EXERCISE DETAILS: Pull out every line below containing the word "this".
▶
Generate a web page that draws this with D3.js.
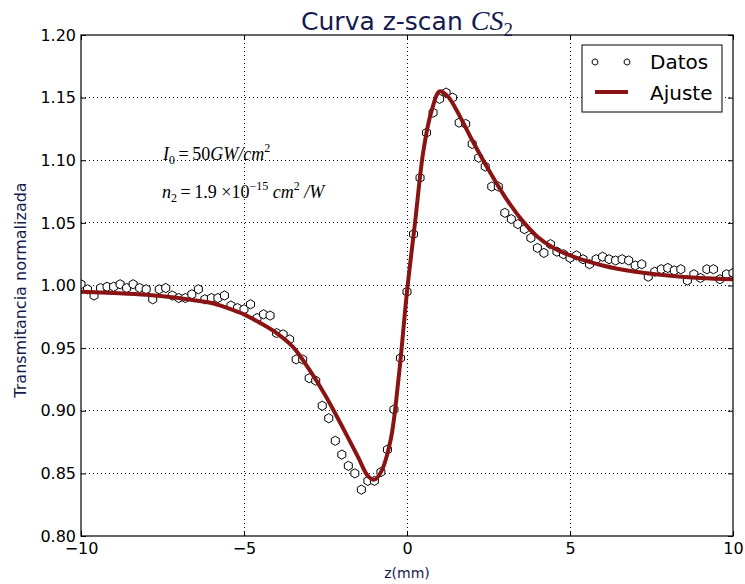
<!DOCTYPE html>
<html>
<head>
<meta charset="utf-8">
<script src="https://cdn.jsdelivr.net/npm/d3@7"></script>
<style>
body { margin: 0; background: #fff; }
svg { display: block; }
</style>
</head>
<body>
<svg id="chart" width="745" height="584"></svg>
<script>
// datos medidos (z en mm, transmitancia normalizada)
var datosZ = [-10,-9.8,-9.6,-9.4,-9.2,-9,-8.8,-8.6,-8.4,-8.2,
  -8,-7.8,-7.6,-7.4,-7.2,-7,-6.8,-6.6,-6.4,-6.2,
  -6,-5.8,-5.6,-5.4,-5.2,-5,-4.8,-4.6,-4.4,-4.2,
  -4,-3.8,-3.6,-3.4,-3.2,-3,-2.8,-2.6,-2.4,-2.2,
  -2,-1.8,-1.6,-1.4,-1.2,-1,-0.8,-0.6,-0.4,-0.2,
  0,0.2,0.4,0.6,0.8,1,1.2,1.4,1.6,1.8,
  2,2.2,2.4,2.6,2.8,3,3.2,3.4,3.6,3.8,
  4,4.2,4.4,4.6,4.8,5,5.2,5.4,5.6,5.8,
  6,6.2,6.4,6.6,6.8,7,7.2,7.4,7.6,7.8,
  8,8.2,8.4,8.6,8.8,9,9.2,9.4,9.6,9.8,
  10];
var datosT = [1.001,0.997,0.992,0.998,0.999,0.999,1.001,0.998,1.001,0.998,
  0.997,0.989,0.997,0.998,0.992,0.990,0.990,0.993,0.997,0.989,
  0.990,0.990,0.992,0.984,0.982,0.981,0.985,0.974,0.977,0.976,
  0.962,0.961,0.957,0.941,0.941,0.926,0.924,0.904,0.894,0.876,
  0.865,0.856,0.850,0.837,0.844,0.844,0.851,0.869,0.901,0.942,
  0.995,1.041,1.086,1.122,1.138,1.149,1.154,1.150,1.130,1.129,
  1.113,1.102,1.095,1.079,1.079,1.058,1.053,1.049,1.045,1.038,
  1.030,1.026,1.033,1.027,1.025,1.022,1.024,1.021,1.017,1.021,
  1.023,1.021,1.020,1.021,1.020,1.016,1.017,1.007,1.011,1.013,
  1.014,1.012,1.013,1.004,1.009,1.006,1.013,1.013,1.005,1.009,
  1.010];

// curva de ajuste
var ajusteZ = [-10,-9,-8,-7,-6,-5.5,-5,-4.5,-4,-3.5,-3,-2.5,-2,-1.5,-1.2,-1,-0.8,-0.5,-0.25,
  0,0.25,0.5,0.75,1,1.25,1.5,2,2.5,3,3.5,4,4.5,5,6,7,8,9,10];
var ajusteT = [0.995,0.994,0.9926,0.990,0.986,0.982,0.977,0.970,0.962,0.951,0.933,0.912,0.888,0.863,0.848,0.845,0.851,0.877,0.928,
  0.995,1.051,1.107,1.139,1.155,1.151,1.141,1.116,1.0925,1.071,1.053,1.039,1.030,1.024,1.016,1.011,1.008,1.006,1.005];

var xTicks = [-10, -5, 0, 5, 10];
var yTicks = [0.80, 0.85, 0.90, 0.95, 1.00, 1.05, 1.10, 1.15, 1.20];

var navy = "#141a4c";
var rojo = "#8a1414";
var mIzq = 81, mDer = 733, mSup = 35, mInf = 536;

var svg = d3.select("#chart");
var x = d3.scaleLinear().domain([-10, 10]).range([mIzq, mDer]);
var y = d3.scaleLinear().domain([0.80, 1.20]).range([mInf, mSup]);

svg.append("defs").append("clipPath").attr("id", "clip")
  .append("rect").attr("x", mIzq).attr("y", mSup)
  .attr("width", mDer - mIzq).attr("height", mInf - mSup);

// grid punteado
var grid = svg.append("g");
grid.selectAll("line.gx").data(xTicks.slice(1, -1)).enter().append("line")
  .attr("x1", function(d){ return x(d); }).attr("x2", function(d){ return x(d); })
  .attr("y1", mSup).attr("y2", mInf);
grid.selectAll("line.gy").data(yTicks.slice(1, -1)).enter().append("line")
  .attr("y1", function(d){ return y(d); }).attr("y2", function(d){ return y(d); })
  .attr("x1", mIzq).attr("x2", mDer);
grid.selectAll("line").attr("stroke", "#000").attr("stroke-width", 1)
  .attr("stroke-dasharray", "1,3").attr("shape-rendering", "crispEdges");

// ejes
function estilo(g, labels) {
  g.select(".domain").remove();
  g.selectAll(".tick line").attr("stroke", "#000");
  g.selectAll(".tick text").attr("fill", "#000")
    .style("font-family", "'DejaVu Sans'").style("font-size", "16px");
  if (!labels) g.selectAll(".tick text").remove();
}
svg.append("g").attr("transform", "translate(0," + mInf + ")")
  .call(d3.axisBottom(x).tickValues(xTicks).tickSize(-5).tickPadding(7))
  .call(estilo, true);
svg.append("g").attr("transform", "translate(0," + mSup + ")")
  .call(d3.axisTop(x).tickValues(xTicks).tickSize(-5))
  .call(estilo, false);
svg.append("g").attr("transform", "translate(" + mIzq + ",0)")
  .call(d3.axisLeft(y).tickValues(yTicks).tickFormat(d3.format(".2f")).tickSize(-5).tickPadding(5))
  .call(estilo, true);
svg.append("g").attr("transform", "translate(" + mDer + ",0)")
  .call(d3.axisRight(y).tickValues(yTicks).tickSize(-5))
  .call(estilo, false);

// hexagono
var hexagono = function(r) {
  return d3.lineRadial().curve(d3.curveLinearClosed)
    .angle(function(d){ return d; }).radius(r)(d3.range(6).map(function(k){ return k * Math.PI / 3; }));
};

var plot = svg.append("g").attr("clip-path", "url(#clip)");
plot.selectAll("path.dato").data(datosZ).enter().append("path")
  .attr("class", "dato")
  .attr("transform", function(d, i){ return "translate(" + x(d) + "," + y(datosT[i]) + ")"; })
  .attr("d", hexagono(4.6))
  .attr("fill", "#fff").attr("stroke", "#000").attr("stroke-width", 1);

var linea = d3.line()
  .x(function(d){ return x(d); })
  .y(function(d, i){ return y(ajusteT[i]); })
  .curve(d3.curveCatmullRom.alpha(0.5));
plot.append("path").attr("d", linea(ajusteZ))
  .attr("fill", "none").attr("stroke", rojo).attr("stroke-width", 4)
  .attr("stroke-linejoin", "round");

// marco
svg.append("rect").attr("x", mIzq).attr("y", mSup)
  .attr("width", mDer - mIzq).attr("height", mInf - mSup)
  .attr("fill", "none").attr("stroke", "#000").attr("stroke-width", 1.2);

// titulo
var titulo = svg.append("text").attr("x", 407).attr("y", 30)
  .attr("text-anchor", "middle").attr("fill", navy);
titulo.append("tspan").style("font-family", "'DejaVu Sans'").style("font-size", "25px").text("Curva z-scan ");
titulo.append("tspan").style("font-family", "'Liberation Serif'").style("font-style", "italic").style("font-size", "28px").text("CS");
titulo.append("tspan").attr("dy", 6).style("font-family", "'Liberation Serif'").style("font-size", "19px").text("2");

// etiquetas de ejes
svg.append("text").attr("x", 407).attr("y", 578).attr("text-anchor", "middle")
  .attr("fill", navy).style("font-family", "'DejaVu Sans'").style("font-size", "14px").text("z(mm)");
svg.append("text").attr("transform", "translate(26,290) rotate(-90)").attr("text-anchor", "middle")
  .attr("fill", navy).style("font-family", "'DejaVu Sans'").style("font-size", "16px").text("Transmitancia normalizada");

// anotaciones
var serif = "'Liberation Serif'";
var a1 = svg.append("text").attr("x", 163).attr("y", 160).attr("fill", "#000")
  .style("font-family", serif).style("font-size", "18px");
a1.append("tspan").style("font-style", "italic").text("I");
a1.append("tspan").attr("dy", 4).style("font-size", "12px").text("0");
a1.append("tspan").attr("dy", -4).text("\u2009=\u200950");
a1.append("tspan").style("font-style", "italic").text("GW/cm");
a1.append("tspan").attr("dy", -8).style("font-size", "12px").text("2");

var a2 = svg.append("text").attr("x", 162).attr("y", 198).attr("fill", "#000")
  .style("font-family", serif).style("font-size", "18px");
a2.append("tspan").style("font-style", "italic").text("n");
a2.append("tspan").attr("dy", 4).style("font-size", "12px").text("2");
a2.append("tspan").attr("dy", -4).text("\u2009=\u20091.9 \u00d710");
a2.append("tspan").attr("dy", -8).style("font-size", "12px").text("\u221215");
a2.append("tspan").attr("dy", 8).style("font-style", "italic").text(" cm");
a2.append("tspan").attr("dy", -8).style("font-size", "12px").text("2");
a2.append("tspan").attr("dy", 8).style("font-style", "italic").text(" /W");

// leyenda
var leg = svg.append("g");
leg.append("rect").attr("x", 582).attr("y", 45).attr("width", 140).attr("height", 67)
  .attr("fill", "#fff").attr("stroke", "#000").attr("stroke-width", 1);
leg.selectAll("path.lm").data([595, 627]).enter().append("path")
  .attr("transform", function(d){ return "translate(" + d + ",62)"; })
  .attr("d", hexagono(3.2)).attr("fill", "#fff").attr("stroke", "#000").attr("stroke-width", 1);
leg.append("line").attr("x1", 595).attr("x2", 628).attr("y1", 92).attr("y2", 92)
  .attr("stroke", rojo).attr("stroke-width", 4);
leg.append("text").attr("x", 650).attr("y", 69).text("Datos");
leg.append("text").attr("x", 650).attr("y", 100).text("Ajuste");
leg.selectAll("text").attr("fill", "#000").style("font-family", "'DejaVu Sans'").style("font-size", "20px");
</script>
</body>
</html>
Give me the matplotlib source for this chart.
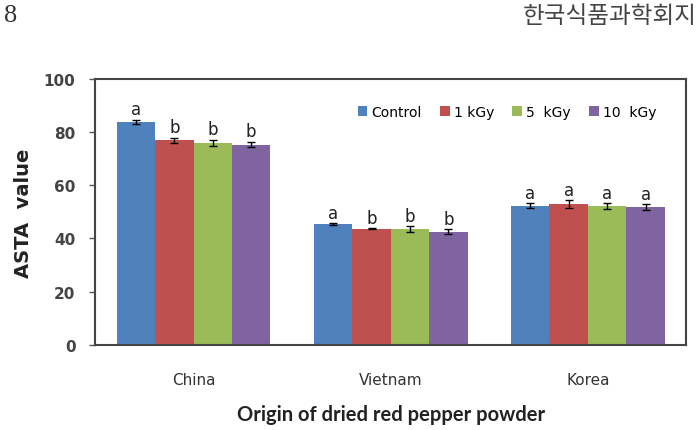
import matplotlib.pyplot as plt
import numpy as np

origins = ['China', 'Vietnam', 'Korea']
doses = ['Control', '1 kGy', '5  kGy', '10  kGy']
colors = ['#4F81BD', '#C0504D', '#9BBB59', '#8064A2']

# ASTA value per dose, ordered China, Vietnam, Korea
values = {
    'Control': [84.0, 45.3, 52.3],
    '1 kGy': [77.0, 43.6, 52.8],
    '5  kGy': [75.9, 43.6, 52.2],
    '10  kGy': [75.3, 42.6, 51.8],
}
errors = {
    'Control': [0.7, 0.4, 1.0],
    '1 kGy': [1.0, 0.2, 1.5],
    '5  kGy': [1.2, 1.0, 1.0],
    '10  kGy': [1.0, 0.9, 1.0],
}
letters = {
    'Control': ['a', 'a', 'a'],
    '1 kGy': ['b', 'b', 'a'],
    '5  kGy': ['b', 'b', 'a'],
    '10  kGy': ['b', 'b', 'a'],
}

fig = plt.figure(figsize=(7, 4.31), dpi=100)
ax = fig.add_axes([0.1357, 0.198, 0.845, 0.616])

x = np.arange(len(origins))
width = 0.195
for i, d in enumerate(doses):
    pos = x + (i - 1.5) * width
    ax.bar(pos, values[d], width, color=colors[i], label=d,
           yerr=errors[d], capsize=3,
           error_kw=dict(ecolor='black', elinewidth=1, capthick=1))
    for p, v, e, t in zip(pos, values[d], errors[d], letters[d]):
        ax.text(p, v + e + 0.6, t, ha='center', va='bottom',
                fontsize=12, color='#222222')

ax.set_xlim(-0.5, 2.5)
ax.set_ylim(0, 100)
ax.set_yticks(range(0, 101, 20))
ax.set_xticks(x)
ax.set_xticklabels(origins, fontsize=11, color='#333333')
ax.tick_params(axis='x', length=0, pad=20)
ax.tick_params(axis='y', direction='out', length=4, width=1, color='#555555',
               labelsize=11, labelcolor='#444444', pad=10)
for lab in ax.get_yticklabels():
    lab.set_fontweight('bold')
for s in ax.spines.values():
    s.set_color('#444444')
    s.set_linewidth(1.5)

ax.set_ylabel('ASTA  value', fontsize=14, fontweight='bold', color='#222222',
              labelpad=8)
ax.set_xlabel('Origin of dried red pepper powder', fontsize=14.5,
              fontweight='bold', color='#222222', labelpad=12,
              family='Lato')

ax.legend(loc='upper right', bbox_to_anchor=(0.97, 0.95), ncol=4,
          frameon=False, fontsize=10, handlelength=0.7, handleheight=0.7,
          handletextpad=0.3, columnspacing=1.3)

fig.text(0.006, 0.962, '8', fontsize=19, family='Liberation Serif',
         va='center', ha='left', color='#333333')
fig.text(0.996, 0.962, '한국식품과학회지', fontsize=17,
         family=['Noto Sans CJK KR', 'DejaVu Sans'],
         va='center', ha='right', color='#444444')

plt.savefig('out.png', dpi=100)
◀
ANSWER TO THE TASK:
Generate a web page that draws this with D3.js.
Give me the matplotlib source for this chart.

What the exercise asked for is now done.